• [Material]
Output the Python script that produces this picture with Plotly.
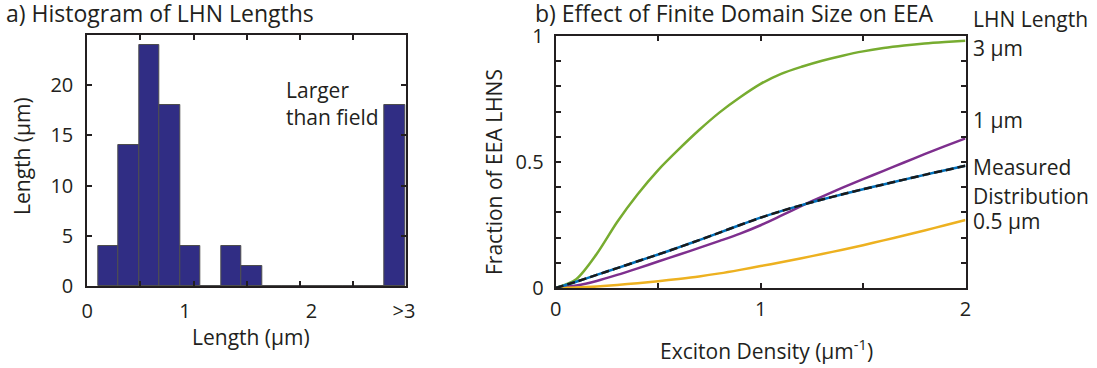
import plotly.graph_objects as go

# ---------------- data: panel a (histogram) ----------------
bin_centers = [0.199, 0.392, 0.584, 0.777, 0.969, 1.162, 1.354, 1.547, 1.739,
               1.932, 2.124, 2.317, 2.509, 2.702, 2.894]
bin_counts = [4, 14, 24, 18, 4, 0, 4, 2, 0, 0, 0, 0, 0, 0, 18]
bin_width = 0.1925
hist_xtick_pos = [0, 0.92, 2.11, 2.98]
hist_xtick_text = ["0", "1", "2", ">3"]
hist_ytick_vals = [0, 5, 10, 15, 20]

# ---------------- data: panel b (curves) ----------------
density = [0, 0.1, 0.2, 0.3, 0.4, 0.5, 0.6, 0.7, 0.8, 0.9, 1.0,
           1.1, 1.2, 1.3, 1.4, 1.5, 1.6, 1.7, 1.8, 1.9, 2.0]
frac_3um = [0, 0.035, 0.135, 0.262, 0.372, 0.468, 0.55, 0.627, 0.697, 0.757, 0.81,
            0.85, 0.878, 0.902, 0.922, 0.939, 0.952, 0.962, 0.970, 0.976, 0.981]
frac_1um = [0, 0.01, 0.028, 0.052, 0.078, 0.105, 0.132, 0.159, 0.187, 0.216, 0.249,
            0.287, 0.326, 0.363, 0.398, 0.432, 0.465, 0.498, 0.531, 0.563, 0.594]
frac_measured = [0, 0.025, 0.052, 0.079, 0.106, 0.133, 0.161, 0.19, 0.22, 0.25, 0.279,
                 0.305, 0.329, 0.351, 0.372, 0.392, 0.411, 0.43, 0.449, 0.467, 0.485]
frac_05um = [0, 0.002, 0.006, 0.012, 0.019, 0.027, 0.036, 0.046, 0.058, 0.072, 0.087,
             0.102, 0.118, 0.135, 0.152, 0.17, 0.189, 0.208, 0.228, 0.249, 0.27]

right_labels = ["LHN Length", "3 µm", "1 µm", "Measured", "Distribution", "0.5 µm"]
right_label_y = [19.5, 48, 120, 167, 196, 221]  # pixel rows of label centres

W, H = 1097, 368
FONT = "Open Sans"
TXT = "#231f20"

fig = go.Figure()

fig.add_trace(go.Bar(
    x=bin_centers, y=bin_counts, width=bin_width,
    marker=dict(color="#302d84", line=dict(color="#4d4d4d", width=1)),
    xaxis="x", yaxis="y", showlegend=False,
))

def curve(y, color, dash=None):
    return go.Scatter(x=density, y=y, mode="lines",
                      line=dict(color=color, width=2.5, shape="spline", smoothing=0.8,
                                dash=dash),
                      xaxis="x2", yaxis="y2")

fig.add_trace(curve(frac_3um, "#77ac30"))
fig.add_trace(curve(frac_1um, "#7e2f8e"))
fig.add_trace(curve(frac_05um, "#edb120"))
fig.add_trace(curve(frac_measured, "#0072bd"))
fig.add_trace(curve(frac_measured, "#1a1a1a", dash="8px,4px"))

axis_common = dict(showline=True, linecolor="#231f20", linewidth=2, mirror="ticks",
                   ticks="inside", tickcolor="#231f20", tickwidth=2,
                   showgrid=False, zeroline=False,
                   tickfont=dict(family=FONT, size=20, color=TXT))

fig.update_layout(
    width=W, height=H, margin=dict(l=0, r=0, t=0, b=0, autoexpand=False),
    paper_bgcolor="white", plot_bgcolor="white", showlegend=False,
    bargap=0,
    xaxis=dict(domain=[87.3 / W, 406 / W], range=[0, 3], anchor="y",
               tickvals=hist_xtick_pos, ticktext=hist_xtick_text, ticklen=0,
               ticklabelstandoff=6,
               minor=dict(tickvals=[0.5, 1, 1.5, 2, 2.5], ticks="inside", ticklen=5,
                          tickwidth=2, tickcolor="#231f20"),
               **axis_common),
    yaxis=dict(domain=[1 - 286 / H, 1 - 35 / H], range=[0, 25], anchor="x",
               tickvals=hist_ytick_vals, ticklen=5, ticklabelstandoff=8,
               **axis_common),
    xaxis2=dict(domain=[555.7 / W, 965.5 / W], range=[0, 2], anchor="y2",
                tickvals=[0, 0.5, 1, 1.5, 2], ticktext=["0", "", "1", "", "2"],
                ticklen=5, ticklabelstandoff=2,
                **axis_common),
    yaxis2=dict(domain=[1 - 288 / H, 1 - 36 / H], range=[0, 1], anchor="x2",
                tickvals=[i / 10 for i in range(11)],
                ticktext=["0", "", "", "", "", "0.5", "", "", "", "", "1"],
                ticklen=5, ticklabelstandoff=6,
                **axis_common),
)

def ann(text, px, py, size=20, xanchor="left", angle=0, align="left"):
    return dict(text=text, x=px / W, y=1 - py / H, xref="paper", yref="paper",
                xanchor=xanchor, yanchor="middle", showarrow=False, align=align,
                textangle=angle, font=dict(family=FONT, size=size, color=TXT))

annotations = [
    ann("a) Histogram of LHN Lengths", 4, 13, size=23),
    ann("b) Effect of Finite Domain Size on EEA", 533, 13, size=23),
    ann("Larger<br>than field", 284, 104, size=21),
    ann("Length (µm)", 251, 337, size=21, xanchor="center"),
    ann("Length (µm)", 22, 156, size=21, xanchor="center", angle=-90),
    ann("Exciton Density (µm<sup>-1</sup>)", 766, 349, size=21, xanchor="center"),
    ann("Fraction of EEA LHNS", 494, 172, size=21, xanchor="center", angle=-90),
]
for txt, py in zip(right_labels, right_label_y):
    annotations.append(ann(txt, 971, py, size=21))
fig.update_layout(annotations=annotations)

fig.write_html("out.html", config={"displayModeBar": False},
               post_script="document.body.style.margin='0';"
                           "document.body.style.overflow='hidden';")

• [Description of the task]
Starting at the first line of the material, output exactly the lines up to and including the one with "0.228, 0.249, 0.27]". Do not include the pictures.

• [Result below]
Output the Python script that produces this picture with Plotly.
import plotly.graph_objects as go

# ---------------- data: panel a (histogram) ----------------
bin_centers = [0.199, 0.392, 0.584, 0.777, 0.969, 1.162, 1.354, 1.547, 1.739,
               1.932, 2.124, 2.317, 2.509, 2.702, 2.894]
bin_counts = [4, 14, 24, 18, 4, 0, 4, 2, 0, 0, 0, 0, 0, 0, 18]
bin_width = 0.1925
hist_xtick_pos = [0, 0.92, 2.11, 2.98]
hist_xtick_text = ["0", "1", "2", ">3"]
hist_ytick_vals = [0, 5, 10, 15, 20]

# ---------------- data: panel b (curves) ----------------
density = [0, 0.1, 0.2, 0.3, 0.4, 0.5, 0.6, 0.7, 0.8, 0.9, 1.0,
           1.1, 1.2, 1.3, 1.4, 1.5, 1.6, 1.7, 1.8, 1.9, 2.0]
frac_3um = [0, 0.035, 0.135, 0.262, 0.372, 0.468, 0.55, 0.627, 0.697, 0.757, 0.81,
            0.85, 0.878, 0.902, 0.922, 0.939, 0.952, 0.962, 0.970, 0.976, 0.981]
frac_1um = [0, 0.01, 0.028, 0.052, 0.078, 0.105, 0.132, 0.159, 0.187, 0.216, 0.249,
            0.287, 0.326, 0.363, 0.398, 0.432, 0.465, 0.498, 0.531, 0.563, 0.594]
frac_measured = [0, 0.025, 0.052, 0.079, 0.106, 0.133, 0.161, 0.19, 0.22, 0.25, 0.279,
                 0.305, 0.329, 0.351, 0.372, 0.392, 0.411, 0.43, 0.449, 0.467, 0.485]
frac_05um = [0, 0.002, 0.006, 0.012, 0.019, 0.027, 0.036, 0.046, 0.058, 0.072, 0.087,
             0.102, 0.118, 0.135, 0.152, 0.17, 0.189, 0.208, 0.228, 0.249, 0.27]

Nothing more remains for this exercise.